### GOAL
List each line in which the string "React" appears.

### INFORMATION SUPPLIED
□ □ □

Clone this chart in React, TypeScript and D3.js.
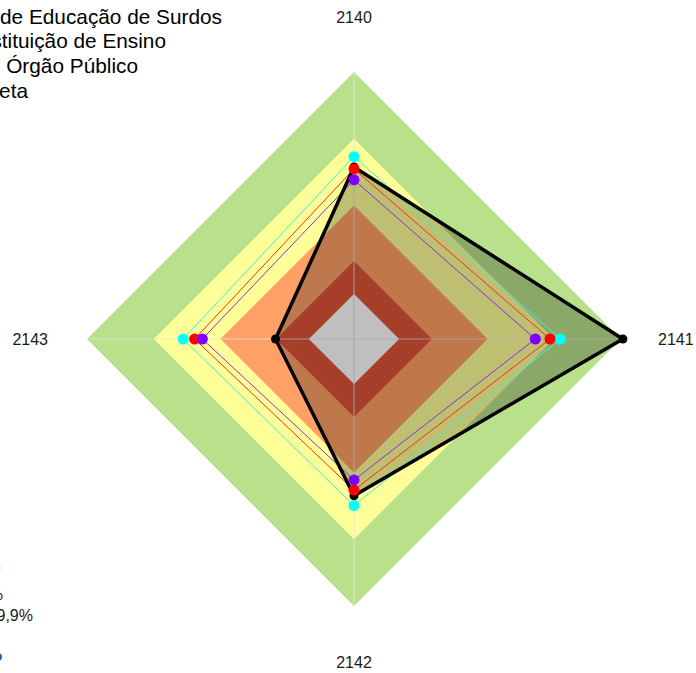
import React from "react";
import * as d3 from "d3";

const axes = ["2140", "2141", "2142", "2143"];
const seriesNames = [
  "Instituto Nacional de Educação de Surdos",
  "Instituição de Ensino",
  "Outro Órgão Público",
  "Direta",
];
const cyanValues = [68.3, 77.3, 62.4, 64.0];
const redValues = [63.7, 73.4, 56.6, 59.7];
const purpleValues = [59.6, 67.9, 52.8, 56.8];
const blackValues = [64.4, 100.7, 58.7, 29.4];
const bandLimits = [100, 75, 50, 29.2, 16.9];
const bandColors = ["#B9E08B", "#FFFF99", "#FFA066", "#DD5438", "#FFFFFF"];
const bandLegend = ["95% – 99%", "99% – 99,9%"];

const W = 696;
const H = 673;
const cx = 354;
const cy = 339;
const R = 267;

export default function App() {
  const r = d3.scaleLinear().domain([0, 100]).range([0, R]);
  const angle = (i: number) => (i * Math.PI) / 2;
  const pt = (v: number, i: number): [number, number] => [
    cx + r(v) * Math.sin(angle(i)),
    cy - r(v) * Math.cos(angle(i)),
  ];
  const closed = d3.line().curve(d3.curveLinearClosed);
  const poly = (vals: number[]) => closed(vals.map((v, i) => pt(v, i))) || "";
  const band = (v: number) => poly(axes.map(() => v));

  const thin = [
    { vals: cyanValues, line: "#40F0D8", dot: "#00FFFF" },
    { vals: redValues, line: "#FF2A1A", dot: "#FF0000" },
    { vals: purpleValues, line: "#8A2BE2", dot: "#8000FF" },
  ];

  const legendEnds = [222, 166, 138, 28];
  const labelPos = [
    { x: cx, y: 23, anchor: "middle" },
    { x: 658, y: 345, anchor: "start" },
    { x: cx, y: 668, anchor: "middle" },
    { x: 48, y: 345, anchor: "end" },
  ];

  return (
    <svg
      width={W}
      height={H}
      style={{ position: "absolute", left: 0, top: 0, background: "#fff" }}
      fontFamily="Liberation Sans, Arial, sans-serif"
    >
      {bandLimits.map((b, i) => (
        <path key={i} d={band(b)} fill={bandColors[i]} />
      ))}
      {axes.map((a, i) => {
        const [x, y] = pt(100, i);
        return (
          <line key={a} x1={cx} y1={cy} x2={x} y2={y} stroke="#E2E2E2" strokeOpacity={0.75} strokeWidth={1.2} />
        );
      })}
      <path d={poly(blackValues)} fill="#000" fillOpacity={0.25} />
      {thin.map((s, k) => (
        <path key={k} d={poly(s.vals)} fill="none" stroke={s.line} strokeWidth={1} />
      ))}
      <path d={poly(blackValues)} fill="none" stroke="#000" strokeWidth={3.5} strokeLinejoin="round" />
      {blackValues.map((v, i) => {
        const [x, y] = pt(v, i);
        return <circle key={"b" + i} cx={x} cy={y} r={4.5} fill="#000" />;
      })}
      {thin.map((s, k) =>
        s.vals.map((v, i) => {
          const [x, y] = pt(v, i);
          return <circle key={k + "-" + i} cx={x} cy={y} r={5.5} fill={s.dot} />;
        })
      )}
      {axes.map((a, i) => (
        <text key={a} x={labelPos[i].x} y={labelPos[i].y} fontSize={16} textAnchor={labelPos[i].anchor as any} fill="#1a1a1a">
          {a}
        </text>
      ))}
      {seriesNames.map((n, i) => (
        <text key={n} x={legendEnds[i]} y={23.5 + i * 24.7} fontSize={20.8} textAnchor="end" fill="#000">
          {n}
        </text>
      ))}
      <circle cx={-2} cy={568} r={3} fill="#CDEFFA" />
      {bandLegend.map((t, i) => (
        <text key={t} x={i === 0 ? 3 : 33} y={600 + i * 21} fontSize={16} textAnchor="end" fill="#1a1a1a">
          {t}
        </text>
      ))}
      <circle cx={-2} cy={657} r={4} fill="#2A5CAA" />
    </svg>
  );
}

□ □ □

### CORRECT RESULT
Clone this chart in React, TypeScript and D3.js.
import React from "react";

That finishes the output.